■ MATERIAL
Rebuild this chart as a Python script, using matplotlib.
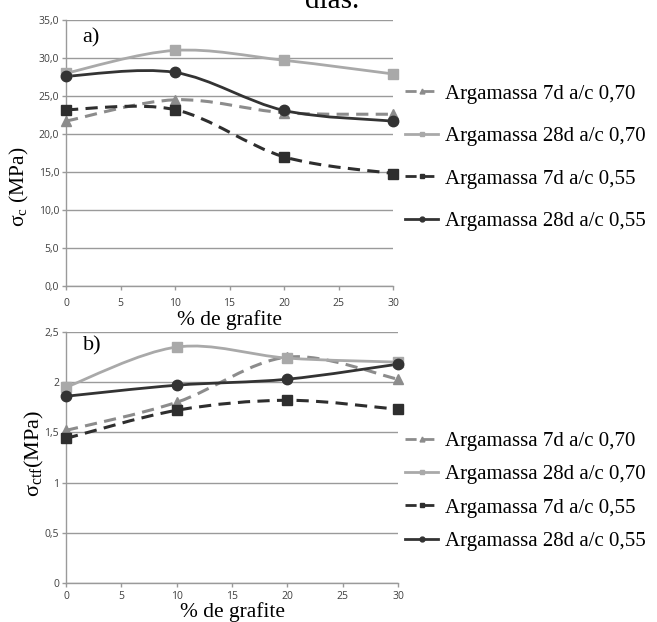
import numpy as np
import matplotlib
matplotlib.use("Agg")
import matplotlib.pyplot as plt
from matplotlib.path import Path
from matplotlib.patches import PathPatch
from matplotlib.lines import Line2D

# data
grafite = [0, 10, 20, 30]

# a) compressive strength (MPa)
sc_7d_070 = [21.7, 24.5, 22.8, 22.6]
sc_28d_070 = [28.0, 31.0, 29.7, 27.9]
sc_7d_055 = [23.2, 23.2, 17.0, 14.8]
sc_28d_055 = [27.6, 28.1, 23.1, 21.7]

# b) flexural tensile strength (MPa)
st_7d_070 = [1.52, 1.80, 2.25, 2.03]
st_28d_070 = [1.95, 2.35, 2.24, 2.20]
st_7d_055 = [1.44, 1.72, 1.82, 1.73]
st_28d_055 = [1.86, 1.97, 2.03, 2.18]

labels = ['Argamassa 7d a/c 0,70', 'Argamassa 28d a/c 0,70',
          'Argamassa 7d a/c 0,55', 'Argamassa 28d a/c 0,55']
x_ticks = [0, 5, 10, 15, 20, 25, 30]
ya_ticks = [0, 5, 10, 15, 20, 25, 30, 35]
ya_labels = ['0,0', '5,0', '10,0', '15,0', '20,0', '25,0', '30,0', '35,0']
yb_ticks = [0, 0.5, 1, 1.5, 2, 2.5]
yb_labels = ['0', '0,5', '1', '1,5', '2', '2,5']

serif = 'Liberation Serif'
tickfont = 'Open Sans'

# (color, linestyle, marker, markersize)
styles = [
    ('#8c8c8c', (0, (4.0, 2.4)), '^', 6.5),
    ('#a9a9a9', '-', 's', 6.5),
    ('#2e2e2e', (0, (4.0, 2.4)), 's', 6.5),
    ('#333333', '-', 'o', 7.5),
]


def smooth_path(x, y):
    # excel-like smoothed line, bezier segments through the data points
    pts = np.column_stack([x, y]).astype(float)
    n = len(pts)
    verts = [pts[0]]
    codes = [Path.MOVETO]
    for i in range(n - 1):
        p0 = pts[i - 1] if i > 0 else pts[i]
        p1 = pts[i]
        p2 = pts[i + 1]
        p3 = pts[i + 2] if i + 2 < n else pts[i + 1]
        verts += [p1 + (p2 - p0) / 6, p2 - (p3 - p1) / 6, p2]
        codes += [Path.CURVE4] * 3
    return Path(verts, codes)


def style_axes(ax, yticks, ylabels, ylim, xpad):
    ax.set_xlim(0, 30)
    ax.set_ylim(*ylim)
    ax.set_xticks(x_ticks)
    ax.set_xticklabels([str(t) for t in x_ticks])
    ax.set_yticks(yticks)
    ax.set_yticklabels(ylabels)
    for s in ['top', 'right']:
        ax.spines[s].set_visible(False)
    for s in ['left', 'bottom']:
        ax.spines[s].set_color('#9a9a9a')
        ax.spines[s].set_linewidth(1.0)
    ax.grid(axis='y', color='#9a9a9a', lw=1.0)
    ax.set_axisbelow(True)
    ax.tick_params(direction='out', length=3, width=1.0, color='#9a9a9a',
                   labelsize=7.5, labelcolor='#404040', pad=2)
    ax.tick_params(axis='x', pad=xpad)
    for lab in ax.get_xticklabels() + ax.get_yticklabels():
        lab.set_family(tickfont)


def draw_series(ax, series):
    for vals, (c, ls, m, ms) in zip(series, styles):
        lw = 2.0 if ls == '-' else 2.2
        patch = PathPatch(smooth_path(grafite, vals), fill=False, edgecolor=c,
                          lw=lw, linestyle=ls, transform=ax.transData,
                          clip_on=False, zorder=3)
        ax.add_patch(patch)
        ax.plot(grafite, vals, linestyle='none', marker=m, ms=ms, color=c,
                clip_on=False, zorder=4)


def add_legend(ax, anchor, spacing):
    handles = []
    for c, ls, m, ms in styles:
        handles.append(Line2D([], [], color=c, lw=2.0, linestyle=ls,
                              marker=m, ms=3.5))
    leg = ax.legend(handles, labels, loc='upper left', bbox_to_anchor=anchor,
                    bbox_transform=ax.figure.transFigure, frameon=False,
                    prop={'family': serif, 'size': 15}, handlelength=1.6,
                    handletextpad=0.34, labelspacing=spacing, borderpad=0,
                    borderaxespad=0)
    return leg


fig = plt.figure(figsize=(6.57, 6.22), dpi=100)
ax1 = fig.add_axes([66 / 657, 1 - 286 / 622, 327 / 657, 266 / 622])
ax2 = fig.add_axes([66 / 657, 1 - 583 / 622, 332 / 657, 251 / 622])

style_axes(ax1, ya_ticks, ya_labels, (0, 35), 5.5)
draw_series(ax1, [sc_7d_070, sc_28d_070, sc_7d_055, sc_28d_055])
add_legend(ax1, (405 / 657, 1 - 84 / 622), 1.10)

style_axes(ax2, yb_ticks, yb_labels, (0, 2.5), 3)
draw_series(ax2, [st_7d_070, st_28d_070, st_7d_055, st_28d_055])
add_legend(ax2, (405 / 657, 1 - 431.5 / 622), 0.66)

ax1.text(0.05, 0.97, 'a)', transform=ax1.transAxes, family=serif,
         fontsize=16, va='top')
ax2.text(0.05, 0.985, 'b)', transform=ax2.transAxes, family=serif,
         fontsize=16, va='top')

for ax, ycoord in [(ax1, -34 / 266), (ax2, -29 / 251)]:
    ax.set_xlabel('% de grafite', family=serif, fontsize=15.4)
    ax.xaxis.set_label_coords(0.5, ycoord)
    ax.xaxis.label.set_va('center')

fig.text(19 / 657, 1 - 187 / 622, r'$\mathregular{\sigma_c}$ (MPa)', rotation=90,
         family=serif, fontsize=15.5, ha='center', va='center')
fig.text(34 / 657, 1 - 453 / 622, r'$\mathregular{\sigma_{ctf}}$(MPa)', rotation=90,
         family=serif, fontsize=16, ha='center', va='center')

fig.text(332 / 657, 1 - 8 / 622, 'dias.', family=serif, fontsize=21,
         ha='center', va='baseline')

fig.savefig('out.png', dpi=100)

■ AIM
Repeat the data exactly, excluding the pictures.

■ CORRECT OUTPUT
Rebuild this chart as a Python script, using matplotlib.
import numpy as np
import matplotlib
matplotlib.use("Agg")
import matplotlib.pyplot as plt
from matplotlib.path import Path
from matplotlib.patches import PathPatch
from matplotlib.lines import Line2D

# data
grafite = [0, 10, 20, 30]

# a) compressive strength (MPa)
sc_7d_070 = [21.7, 24.5, 22.8, 22.6]
sc_28d_070 = [28.0, 31.0, 29.7, 27.9]
sc_7d_055 = [23.2, 23.2, 17.0, 14.8]
sc_28d_055 = [27.6, 28.1, 23.1, 21.7]

# b) flexural tensile strength (MPa)
st_7d_070 = [1.52, 1.80, 2.25, 2.03]
st_28d_070 = [1.95, 2.35, 2.24, 2.20]
st_7d_055 = [1.44, 1.72, 1.82, 1.73]
st_28d_055 = [1.86, 1.97, 2.03, 2.18]

labels = ['Argamassa 7d a/c 0,70', 'Argamassa 28d a/c 0,70',
          'Argamassa 7d a/c 0,55', 'Argamassa 28d a/c 0,55']
x_ticks = [0, 5, 10, 15, 20, 25, 30]
ya_ticks = [0, 5, 10, 15, 20, 25, 30, 35]
ya_labels = ['0,0', '5,0', '10,0', '15,0', '20,0', '25,0', '30,0', '35,0']
yb_ticks = [0, 0.5, 1, 1.5, 2, 2.5]
yb_labels = ['0', '0,5', '1', '1,5', '2', '2,5']

serif = 'Liberation Serif'
tickfont = 'Open Sans'

# (color, linestyle, marker, markersize)
styles = [
    ('#8c8c8c', (0, (4.0, 2.4)), '^', 6.5),
    ('#a9a9a9', '-', 's', 6.5),
    ('#2e2e2e', (0, (4.0, 2.4)), 's', 6.5),
    ('#333333', '-', 'o', 7.5),
]


def smooth_path(x, y):
    # excel-like smoothed line, bezier segments through the data points
    pts = np.column_stack([x, y]).astype(float)
    n = len(pts)
    verts = [pts[0]]
    codes = [Path.MOVETO]
    for i in range(n - 1):
        p0 = pts[i - 1] if i > 0 else pts[i]
        p1 = pts[i]
        p2 = pts[i + 1]
        p3 = pts[i + 2] if i + 2 < n else pts[i + 1]
        verts += [p1 + (p2 - p0) / 6, p2 - (p3 - p1) / 6, p2]
        codes += [Path.CURVE4] * 3
    return Path(verts, codes)


def style_axes(ax, yticks, ylabels, ylim, xpad):
    ax.set_xlim(0, 30)
    ax.set_ylim(*ylim)
    ax.set_xticks(x_ticks)
    ax.set_xticklabels([str(t) for t in x_ticks])
    ax.set_yticks(yticks)
    ax.set_yticklabels(ylabels)
    for s in ['top', 'right']:
        ax.spines[s].set_visible(False)
    for s in ['left', 'bottom']:
        ax.spines[s].set_color('#9a9a9a')
        ax.spines[s].set_linewidth(1.0)
    ax.grid(axis='y', color='#9a9a9a', lw=1.0)
    ax.set_axisbelow(True)
    ax.tick_params(direction='out', length=3, width=1.0, color='#9a9a9a',
                   labelsize=7.5, labelcolor='#404040', pad=2)
    ax.tick_params(axis='x', pad=xpad)
    for lab in ax.get_xticklabels() + ax.get_yticklabels():
        lab.set_family(tickfont)


def draw_series(ax, series):
    for vals, (c, ls, m, ms) in zip(series, styles):
        lw = 2.0 if ls == '-' else 2.2
        patch = PathPatch(smooth_path(grafite, vals), fill=False, edgecolor=c,
                          lw=lw, linestyle=ls, transform=ax.transData,
                          clip_on=False, zorder=3)
        ax.add_patch(patch)
        ax.plot(grafite, vals, linestyle='none', marker=m, ms=ms, color=c,
                clip_on=False, zorder=4)


def add_legend(ax, anchor, spacing):
    handles = []
    for c, ls, m, ms in styles:
        handles.append(Line2D([], [], color=c, lw=2.0, linestyle=ls,
                              marker=m, ms=3.5))
    leg = ax.legend(handles, labels, loc='upper left', bbox_to_anchor=anchor,
                    bbox_transform=ax.figure.transFigure, frameon=False,
                    prop={'family': serif, 'size': 15}, handlelength=1.6,
                    handletextpad=0.34, labelspacing=spacing, borderpad=0,
                    borderaxespad=0)
    return leg


fig = plt.figure(figsize=(6.57, 6.22), dpi=100)
ax1 = fig.add_axes([66 / 657, 1 - 286 / 622, 327 / 657, 266 / 622])
ax2 = fig.add_axes([66 / 657, 1 - 583 / 622, 332 / 657, 251 / 622])

style_axes(ax1, ya_ticks, ya_labels, (0, 35), 5.5)
draw_series(ax1, [sc_7d_070, sc_28d_070, sc_7d_055, sc_28d_055])
add_legend(ax1, (405 / 657, 1 - 84 / 622), 1.10)

style_axes(ax2, yb_ticks, yb_labels, (0, 2.5), 3)
draw_series(ax2, [st_7d_070, st_28d_070, st_7d_055, st_28d_055])
add_legend(ax2, (405 / 657, 1 - 431.5 / 622), 0.66)

ax1.text(0.05, 0.97, 'a)', transform=ax1.transAxes, family=serif,
         fontsize=16, va='top')
ax2.text(0.05, 0.985, 'b)', transform=ax2.transAxes, family=serif,
         fontsize=16, va='top')

for ax, ycoord in [(ax1, -34 / 266), (ax2, -29 / 251)]:
    ax.set_xlabel('% de grafite', family=serif, fontsize=15.4)
    ax.xaxis.set_label_coords(0.5, ycoord)
    ax.xaxis.label.set_va('center')

fig.text(19 / 657, 1 - 187 / 622, r'$\mathregular{\sigma_c}$ (MPa)', rotation=90,
         family=serif, fontsize=15.5, ha='center', va='center')
fig.text(34 / 657, 1 - 453 / 622, r'$\mathregular{\sigma_{ctf}}$(MPa)', rotation=90,
         family=serif, fontsize=16, ha='center', va='center')

fig.text(332 / 657, 1 - 8 / 622, 'dias.', family=serif, fontsize=21,
         ha='center', va='baseline')

fig.savefig('out.png', dpi=100)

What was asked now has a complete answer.